In den Diskotheken muss Nichtraucherschutz gelten. Wir haben dazu Untersuchungen aus anderen Ländern. Ich darf eine Studie der Universität Boston zitieren, die besagt: Wo die Gesetze strenger sind, kommt es dazu, dass weniger junge Menschen nach dem Probieren einer Zigarette zu richtig etablierten Rauchern werden; das kommt nur halb so häufig vor.

Man sieht also: Die Nichtraucherschutzgesetze sind ein voller Erfolg. Das bestätigte uns auch die Umfrage: 70 % der Deutschen sagen, diese Gesetze sind richtig und die Maßnahmen gegen das Passivrauchen zeigen Wirkung.

Nun ist die Frage, die im Raum steht: Schadet das Nichtraucherschutzgesetz den Gastronomen? Die erste Antwort, die man in gesundheitlicher Hinsicht geben kann: mit Sicherheit nicht; denn da ist es positiv.
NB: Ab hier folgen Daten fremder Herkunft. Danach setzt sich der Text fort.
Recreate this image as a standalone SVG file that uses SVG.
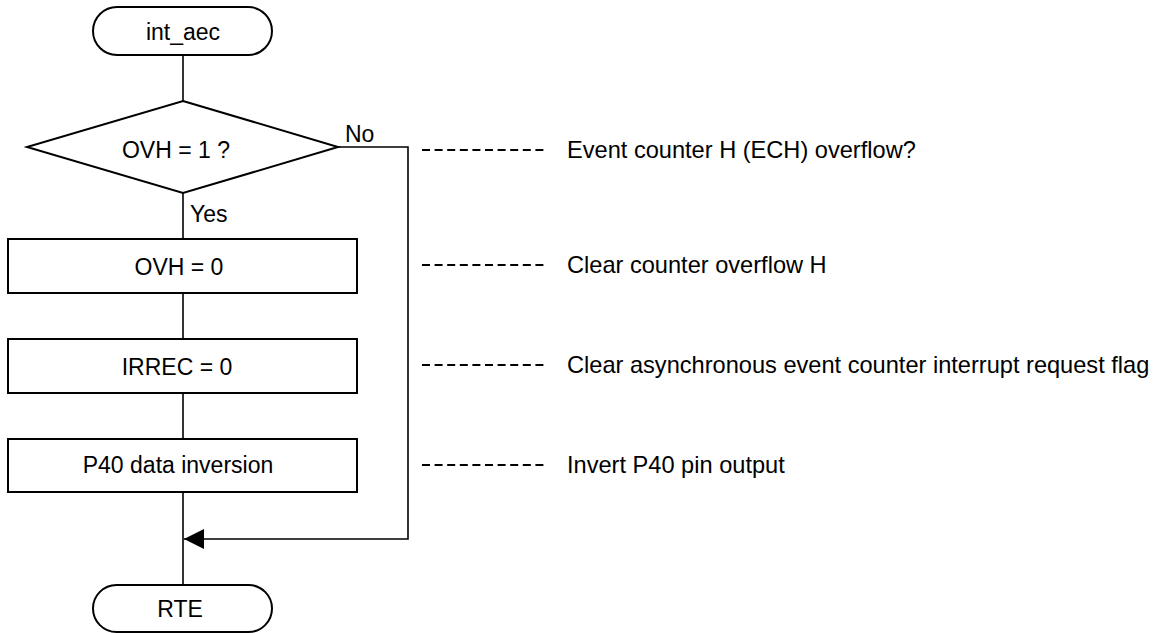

Die „Freie Presse“ hat vor einer Woche einen Artikel mit der Überschrift „Rauchverbot macht Barkeeper gesünder“ gebracht. Man bezieht sich darin auf Studien in Schottland, in Norwegen, in den USA, in Italien und in Irland und kommt zu dem Ergebnis, dass die Barkeeper durch die Nichtraucherschutzgesetze gesünder seien. In Italien habe zum Beispiel jeder sechste Wirt mit dem Rauchen aufgehört; 61 % der Wirte, die vorher geraucht haben, rauchen weniger.

Nun spitzen wir die Frage noch etwas zu: Schadet das Nichtrauchergesetz den Gastronomen in finanzieller Hinsicht? Diese Frage hatte Herr Zastrow angeschnitten. Hier muss man auch wieder differenzieren. Die DEHOGA selbst sagt: In Hotels und Restaurants funktioniert das Rauchverbot problemlos. Jedes zehnte Restaurant hat sogar mehr Gäste; und das ist auch nachvollziehbar, weil drei Viertel der Bevölkerung Nichtraucher sind, und die sind ganz froh – –

(Holger Zastrow, FDP: Haben Sie das gelesen? – Lesen Sie es richtig!)

Natürlich. Die sind ganz froh, Herr Zastrow, dass man dort keinen Rauch mehr ertragen muss.